Club

U.S. Open Cup win provides glimpse of Timbers' Adi, Armenteros tandem

PORTLAND, Ore. -- If it looked like it was drawn up on the chalkboard, it’s because it was. Sort of.


The goal the Portland Timbers crafted in the first half of Friday’s U.S. Open Cup victory over the LA Galaxy – the only score in the team’s 1-0, Round of 16 victory at Providence Park – was one the team knew could come from their new look. 


Samuel Armenteros, starting at forward with Fanendo Adi for the first time this season, ran across the defense, pulling LA left-center back Jørgen Skjelvik. Standing on the ball closer to the center line, right back Zarek Valentin drilled a ball into the vacated space, right to the heels of a moving Adi. With his first touch, the Nigerian targetman played back toward the middle of the box, into the space he just left, where Sebastián Blanco waited to convert the night’s decisive goal.



“We did it in training,” Adi said, about the movement that produced Friday’s goal. “We talked a lot about that in training, on Wednesday and Thursday. We tried to play that way.


“I knew what [Armenteros] was going to do, and he knew I was going to fall into that spot … It was automatic. We knew each other, we understood each other, and we knew the ball was going to come into that place.”


More than inspiration, Blanco’s goal was a factor of preparation, surprising given the team had not played a two-striker formation before, this season. Throughout the campaign -- be it in a 4-2-3-1 or the newer, more commonly used 4-3-2-1 -- the Timbers had played one-fronts, formations that precluded using Adi and Armenteros in tandem.

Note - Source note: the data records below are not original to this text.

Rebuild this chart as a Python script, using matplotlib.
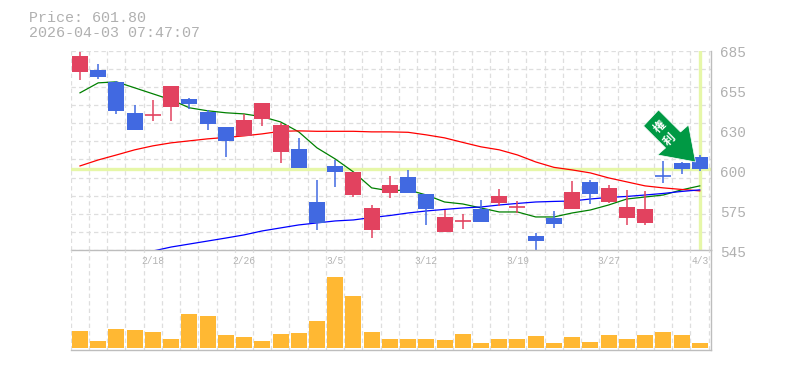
#!/usr/bin/env python3
# -*- coding: utf-8 -*-
import matplotlib
matplotlib.use("Agg")
import numpy as np
import matplotlib.pyplot as plt
from matplotlib.patches import Polygon

# candles, oldest first
opens = [670.3, 671.7, 663.2, 641.5, 639.8, 645.7, 651.3, 642.2, 631.6, 625.3, 637.2, 614.0,
         616.2, 578.9, 604.2, 583.8, 559.3, 585.2, 596.5, 584.5, 557.9, 565.5, 574.0, 578.2,
         575.2, 555.0, 567.7, 574.0, 593.0, 578.9, 567.7, 564.2, 597.3, 606.3, 610.5]
highs = [684.3, 675.9, 663.9, 647.1, 650.6, 660.4, 652.0, 643.6, 631.6, 640.7, 648.5, 634.4,
         623.9, 594.4, 608.4, 600.0, 576.8, 597.2, 601.4, 584.5, 573.3, 570.5, 580.3, 588.1,
         579.6, 557.2, 572.6, 593.7, 594.4, 590.9, 587.4, 586.7, 607.7, 607.0, 611.9]
lows = [664.6, 665.3, 640.7, 629.5, 635.8, 635.8, 644.3, 629.5, 610.5, 625.3, 632.3, 606.3,
        602.8, 559.3, 589.5, 582.4, 553.6, 581.7, 585.2, 562.8, 557.9, 560.0, 564.9, 576.1,
        571.2, 545.2, 560.7, 574.0, 577.5, 578.2, 562.8, 562.8, 592.3, 598.6, 600.7]
closes = [681.5, 666.7, 642.9, 629.5, 640.2, 660.4, 647.8, 633.7, 621.8, 636.5, 648.5, 633.0,
          602.8, 564.2, 600.0, 600.0, 574.7, 590.9, 585.2, 574.0, 568.4, 565.8, 564.9, 583.1,
          575.6, 551.5, 563.5, 586.0, 584.5, 588.8, 575.4, 574.0, 597.1, 602.1, 601.8]
volumes = [17, 7, 19, 18, 16, 9, 34, 32, 13, 11, 7, 14, 15, 27, 71, 52, 16, 9,
           9, 9, 8, 14, 5, 9, 9, 12, 5, 11, 6, 13, 9, 13, 16, 13, 5]

# moving averages
ma_short = [655.5, 662.5, 663.2, 659.0, 654.8, 650.6, 645.0, 642.9, 641.5, 640.7, 638.7, 635.1,
            628.1, 616.9, 609.1, 600.0, 588.8, 586.7, 587.4, 583.8, 578.9, 577.5, 574.7, 571.9,
            571.9, 568.4, 568.4, 571.2, 573.3, 576.8, 581.0, 582.4, 583.8, 587.4, 590.2]
ma_mid = [604.2, 608.4, 611.9, 615.5, 618.3, 620.4, 621.8, 623.2, 624.2, 625.3, 626.7, 628.5,
          628.8, 628.5, 628.5, 628.5, 628.1, 628.1, 627.8, 626.0, 623.9, 620.7, 617.6, 615.5,
          611.9, 607.0, 603.2, 601.4, 599.3, 595.8, 593.0, 590.2, 588.8, 587.7, 586.7]
ma_long = [544.5, 547.3, 549.4, 551.5, 553.6, 555.8, 558.6, 560.7, 562.8, 564.2, 565.6, 566.3,
           568.0, 569.4, 571.2, 572.6, 573.7, 574.7, 575.4, 576.8, 577.9, 578.9, 579.3, 579.6,
           581.0, 582.1, 582.8, 583.8, 584.9, 586.3, 587.4]

price_ticks = [685.2, 657.2, 629.2, 601.2, 573.1, 545.0]
price_labels = ["685", "655", "630", "600", "575", "545"]
date_idx = [4, 9, 14, 19, 24, 29, 34]
date_labels = ["2/18", "2/26", "3/5", "3/12", "3/19", "3/27", "4/3"]
last_price = 601.8
header = ["Price: 601.80", "2026-04-03 07:47:07"]
badge = ["権", "利"]

GREY = "#b0b0b0"
GRID = "#dedede"
RED = "#e2425f"
BLUE = "#4169e1"
HILITE = "#e6f7a8"
W, H = 785, 370
LEFT, RIGHT, TOP, MID, BOT = 70.7, 710.7, 50.5, 250.3, 350.0

plt.rcParams["font.family"] = ["Liberation Mono", "Noto Sans CJK JP"]

fig = plt.figure(figsize=(W / 100, H / 100), dpi=100)
ax = fig.add_axes([LEFT / W, 1 - MID / H, (RIGHT - LEFT) / W, (MID - TOP) / H])
ax_vol = fig.add_axes([LEFT / W, 1 - BOT / H, (RIGHT - LEFT) / W, (BOT - MID) / H])

xs = np.arange(len(closes))
xlim = (-0.51, 34.6)
grid_x = np.linspace(-0.51, 34.49, 36)
grid_y = np.linspace(685.2, 545.0, 12)
dash = (0, (3.5, 2.5))

for a in (ax, ax_vol):
    a.set_xlim(xlim)
    a.set_xticks([])
    a.set_yticks([])
    for s in a.spines.values():
        s.set_visible(False)
    a.patch.set_alpha(0)
    a.vlines(grid_x, 0, 1, transform=a.get_xaxis_transform(), color=GRID, lw=0.9,
             linestyles=dash, zorder=1)
    a.plot([0, 1], [0, 0], transform=a.transAxes, color="#bdbdbd", lw=1.0, clip_on=False, zorder=6)
    a.plot([1, 1], [0, 1], transform=a.transAxes, color="#bdbdbd", lw=1.0, clip_on=False, zorder=6)

ax.set_ylim(545.0, 685.2)
ax.hlines(grid_y, 0, 1, transform=ax.get_yaxis_transform(), color=GRID, lw=0.9,
          linestyles=dash, zorder=1)

# current price / current date highlight
ax.axhline(last_price, color=HILITE, lw=2.4, zorder=2)
ax.axvline(xs[-1], color=HILITE, lw=2.4, zorder=2)

ax.plot(xs, ma_short, color="#008000", lw=0.9, zorder=3)
ax.plot(xs, ma_mid, color="#ff0000", lw=0.9, zorder=3)
ax.plot(xs[4:], ma_long, color="#0000ff", lw=0.9, zorder=3)

# candles: red closes higher, blue closes lower
colors = [RED if c > o else BLUE for o, c in zip(opens, closes)]
ax.vlines(xs, lows, highs, color=colors, lw=1.1, zorder=4)
ax.bar(xs, np.abs(np.array(closes) - np.array(opens)), 0.878,
       bottom=np.minimum(opens, closes), color=colors, lw=0, zorder=4)
for x, o, c, col in zip(xs, opens, closes, colors):
    if abs(o - c) < 1:
        ax.hlines((o + c) / 2, x - 0.44, x + 0.44, color=col, lw=1.2, zorder=4)

for tick, lab in zip(price_ticks, price_labels):
    ax.annotate(lab, (1, tick), xycoords=ax.get_yaxis_transform(), xytext=(7, -1.8),
                textcoords="offset points", color=GREY, fontsize=10.4,
                va="center", ha="left", annotation_clip=False)

ax_vol.set_ylim(-2, 97.7)
ax_vol.bar(xs, volumes, 0.878, color="#ffb833", lw=0, zorder=3)
for i, lab in zip(date_idx, date_labels):
    ax_vol.annotate(lab, (i, 1), xycoords=ax_vol.get_xaxis_transform(), xytext=(0, -7.4),
                    textcoords="offset points", color="#b4b4b4", fontsize=6.9, va="center",
                    ha="center", zorder=7)

fig.text(29 / W, 1 - 18.5 / H, header[0], color=GREY, fontsize=10.8, va="center")
fig.text(29 / W, 1 - 33 / H, header[1], color=GREY, fontsize=10.8, va="center")

# arrow badge, placed relative to the second last candle
fig.canvas.draw()
ax_x, ax_y = ax.transData.transform((33, 607.0))
shape = np.array([(-23, 52), (-38, 36), (-16, 14), (-24, 7), (14, 0), (7, 37), (-1, 30)])
ax.add_patch(Polygon(shape + (ax_x, ax_y), closed=True, transform=None, facecolor="#009944",
                     edgecolor="white", lw=0.5, zorder=5, clip_on=False))
for ch, (dx, dy) in zip(badge, [(-22, 35), (-12, 22)]):
    fig.text((ax_x + dx) / W, (ax_y + dy) / H, ch, color="white", fontsize=8.5, fontweight="bold",
             rotation=45, ha="center", va="center", zorder=6,
             family=["Noto Sans CJK JP", "DejaVu Sans"])

fig.savefig("out.png", dpi=100)
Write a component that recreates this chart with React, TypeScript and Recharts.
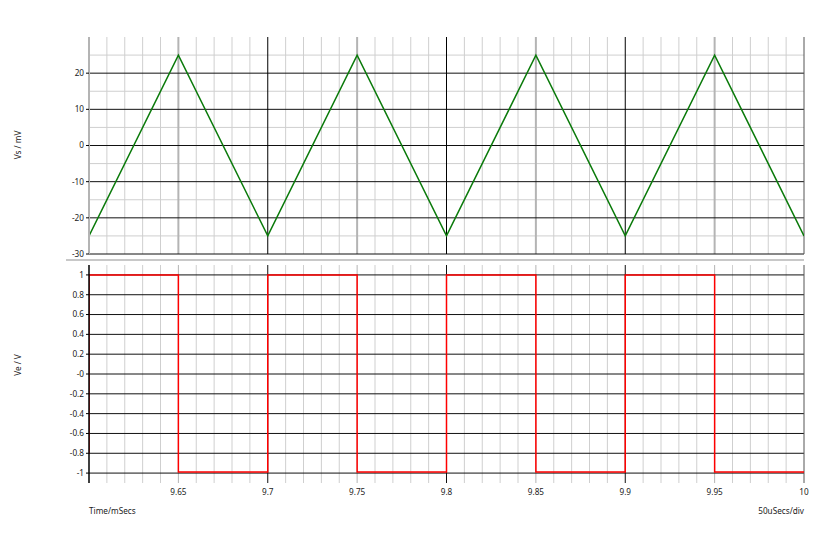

Friday’s 4-3-1-2 shape had been used in preseason, but those February sessions in the Tuscon, Arizona, sun seem more distant than four months ago.


“We wanted to try something a little bit different today due to the fact that we wanted to get a little bit of rest for Diego (Valeri),” Timbers head coach Giovanni Savarese explained after the match, about his choice of formation. Valeri, MLS’ reigning Most Valuable Player and the club's leading goalscorer this season, was omitted from the team’s gameday roster, leaving Blanco to operate in the creator’s role ahead of three central midfielders.


“We decided to go with a diamond, with two strikers, and it worked well,” Savarese continued. “I thought the more minutes that passed, during the match, up front, [the forwards] were getting better. They were starting to understand each other a little bit more.”


At no point was that more evident than on the team’s 30th minute goal, but even before that sequence, the Timbers’ intent was clear. Adi, a traditional target man, served as a focal point, waging aerial battles with Galaxy defenders Michael Ciani and Skjelvik while also playing on balls to feet, as he did on the goal. That target gave Armenteros and Blanco a clear point of reference, allowing them to produce nine shots with the health of Adi’s work.


“I thought that it built up more and more,” Savarese said, about the team’s effectiveness with Adi as a fulcrum. “I don’t think it was fluid, in the beginning, but I saw it building more and more through the match, because we did have space in the wide areas to be able to put balls in.


“[The Galaxy] realized that, in the second half. That’s why they changed to a 4-4-2 (formation). But then we found a little more space in the middle. So, I thought the combination with Adi, playing to him right away, with Armenteros moving around him, it was good during the time we were able to do more in the first half.”


In front of a fanbase that has been curious about an Adi-Armenteros pairing since the latter was acquired this winter, Friday’s result may mean more than punching a ticket to the Open Cup’s quarterfinals. It may mean a glimpse of whether the team's top two forwards, whose skills complement each other so well, can develop into a regular tandem.


“It’s just a way we need to practice more if we’re going to play that way moving forward,” Adi offered, a verdict for the formation’s first runout. Whether we’ll see the 4-3-1-2 in league play may come down to how that practice goes.